As you can imagine I was quite interested to see if the settings effect RDMA as well. So let’s have a look with these settings here:
One RDMA NIC used (Mellanox, RoCE, 10Gbps)
54 seconds for that 55GB memory (fixed) VM. We also note that the delay of 19-20 seconds before RDMA kicks in has dropped to 3-4 seconds, which is quite interesting. Basically this makes it as fast as 2 RDMA NICs without performance tweaking.
Two RDMA NICs used (Mellanox, RoCE, 10Gbps)
30 seconds flat, in a repetitive manner, for that 55GB memory (fixed) VM. Again we note that the delay of 19-20 seconds before RDMA kicks in is again 3-4 seconds. So this is about 45% better than without the power optimization.
What is the CPU doing during all this? Well taking care of the VM load, not spending it on network interrupts . Again, this is a quick screenshot. On a hyper-V node you’ll need to dive into Performance Monitor to get some real info.
By now you must all be eager to see how this compares against Live Migration over TCP/IP, Multichannel and with Compression. That’s material for other blogs.
Why am I doing this?
We need to get the most out of every € or $ we spent. It’s not that we don’t have any cash left or so but why buy more servers & higher end gear to get better results when the answer lies in the correct configuration & better choices when designing a solution.

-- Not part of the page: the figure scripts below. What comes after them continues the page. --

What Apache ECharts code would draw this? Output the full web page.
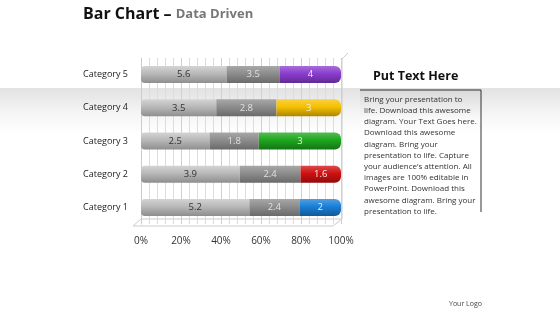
<!DOCTYPE html>
<html><head><meta charset="utf-8">
<script src="https://cdn.jsdelivr.net/npm/echarts@6/dist/echarts.min.js"></script>
<style>html,body{margin:0;padding:0;background:#fff}#c{width:560px;height:315px}</style>
</head><body><div id="c"></div>
<script>
const categories = ['Category 1','Category 2','Category 3','Category 4','Category 5'];
const series1 = [5.2, 3.9, 2.5, 3.5, 5.6];
const series2 = [2.4, 2.4, 1.8, 2.8, 3.5];
const series3 = [2, 1.6, 3, 3, 4];
const series3Colors = ['#1a7fd6','#d01010','#1ea61e','#f5c000','#8a3ccf'];
const tickLabels = ['0%','20%','40%','60%','80%','100%'];
const bodyText = ['Bring your presentation to','life. Download this awesome','diagram. Your Text Goes here.','Download this awesome','diagram. Bring your','presentation to life. Capture','your audience\u2019s attention. All','images are 100% editable in','PowerPoint. Download this','awesome diagram. Bring your','presentation to life.'];

const totals = categories.map((_, i) => series1[i] + series2[i] + series3[i]);
function pct(arr){ return arr.map((v,i)=> ({value: v/totals[i]*100, raw: v})); }
function cyl(c1, c2, c3){
  return new echarts.graphic.LinearGradient(0,0,0,1,[{offset:0,color:c1},{offset:0.45,color:c2},{offset:1,color:c3}]);
}
function shade(hex, f){
  const n = parseInt(hex.slice(1),16);
  let r=(n>>16)&255,g=(n>>8)&255,b=n&255;
  const m = v => Math.max(0,Math.min(255,Math.round(f>0? v+(255-v)*f : v*(1+f))));
  return 'rgb('+m(r)+','+m(g)+','+m(b)+')';
}
const chart = echarts.init(document.getElementById('c'));
const s3data = pct(series3).map((d,i)=>({value:d.value, raw:d.raw, itemStyle:{color: cyl(shade(series3Colors[i],0.25), series3Colors[i], shade(series3Colors[i],-0.3))}}));
const lab = (color) => ({show:true, position:'inside', fontSize:9.5, color:color, fontFamily:'Open Sans', formatter: p => p.data.raw});
chart.setOption({
  animation:false,
  graphic:[
    {type:'rect', shape:{x:0,y:88,width:560,height:45}, silent:true, z:-10,
     style:{fill:new echarts.graphic.LinearGradient(0,0,0,1,[{offset:0,color:'#e2e2e2'},{offset:0.5,color:'#f3f3f3'},{offset:1,color:'#ffffff'}])}},
    {type:'text', left:83, top:6, style:{rich:{a:{fontSize:16,fontWeight:'bold',fill:'#111',fontFamily:'Open Sans'},b:{fontSize:13,fontWeight:'bold',fill:'#777',fontFamily:'Open Sans'}}, text:'{a|Bar Chart \u2013 }{b|Data Driven}'}},
    {type:'text', left:373, top:70, style:{text:'Put Text Here', fontSize:12.5, fontWeight:'bold', fill:'#111', fontFamily:'Open Sans'}},
    {type:'rect', shape:{x:360,y:89,width:122,height:35}, z:-5, style:{fill:new echarts.graphic.LinearGradient(0,0,0,1,[{offset:0,color:'#d8d8d8'},{offset:1,color:'#ffffff'}])}},
    {type:'polyline', shape:{points:[[360,90],[481,90],[481,212]]}, style:{stroke:'#333',lineWidth:1,fill:null}},
    {type:'text', left:364, top:94, style:{text: bodyText.join('\n'), fontSize:8, lineHeight:11.2, fill:'#333', fontFamily:'Open Sans'}},
    {type:'text', left:449, top:300, style:{text:'Your Logo', fontSize:7, fill:'#444', fontFamily:'Open Sans'}},
    {type:'polyline', shape:{points:[[133,226],[141,219],[342,219],[342,59],[348,53]]}, z:-3, style:{stroke:'#ccc',lineWidth:1,fill:null}},
    {type:'polyline', shape:{points:[[133,226],[333,226],[342,219]]}, z:-3, style:{stroke:'#ccc',lineWidth:1,fill:null}}
  ],
  grid:{left:141, right:219, top:58, bottom:91},
  xAxis:{type:'value', min:0, max:100, interval:20,
    axisLabel:{formatter: v => tickLabels[v/20], fontSize:10, color:'#333', fontFamily:'Open Sans', margin:12},
    axisLine:{show:false}, axisTick:{show:false},
    splitLine:{show:true, lineStyle:{color:'#d0d0d0'}},
    minorTick:{show:false, splitNumber:5},
    minorSplitLine:{show:true, lineStyle:{color:'#dcdcdc'}}},
  yAxis:{type:'category', data:categories, axisLine:{show:true,lineStyle:{color:'#ccc'}}, axisTick:{show:false},
    axisLabel:{fontSize:9, color:'#222', fontFamily:'Open Sans', margin:13}},
  series:[
    {type:'bar', stack:'a', barWidth:17, data:pct(series1), label:lab('#333'),
     itemStyle:{color:cyl('#d4d4d4','#b8b8b8','#8e8e8e'), borderRadius:[4,0,0,4]}},
    {type:'bar', stack:'a', barWidth:17, data:pct(series2), label:lab('#e0e0e0'),
     itemStyle:{color:cyl('#a8a8a8','#8c8c8c','#6a6a6a')}},
    {type:'bar', stack:'a', barWidth:17, data:s3data, label:lab('#eee'),
     itemStyle:{borderRadius:[0,6,6,0]}}
  ]
});
</script></body></html>
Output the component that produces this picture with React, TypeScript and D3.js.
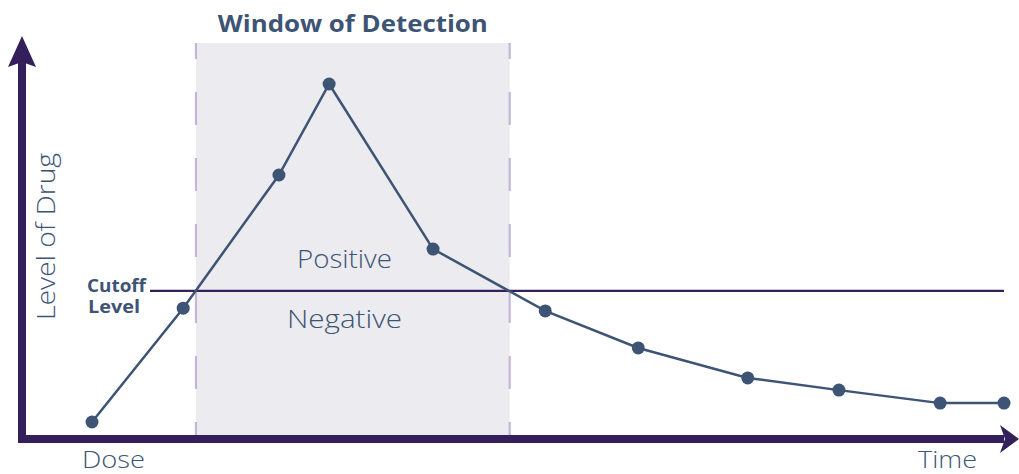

It’s going to be a while before this knowledge becomes main stream and widely available. Years probably and why wait. It takes time to experiment but the results & ROI are great. Why spend another 50.000 to another 100.000 Euro on Servers, 10Gbps cards & switch ports if you don’t need to? Count the cost to host, power & cool them and you’ll see that this time is an investment. You could also conclude to leverage the cloud but wasting VM cycles there is also money you have better uses for, so testing will also be needed.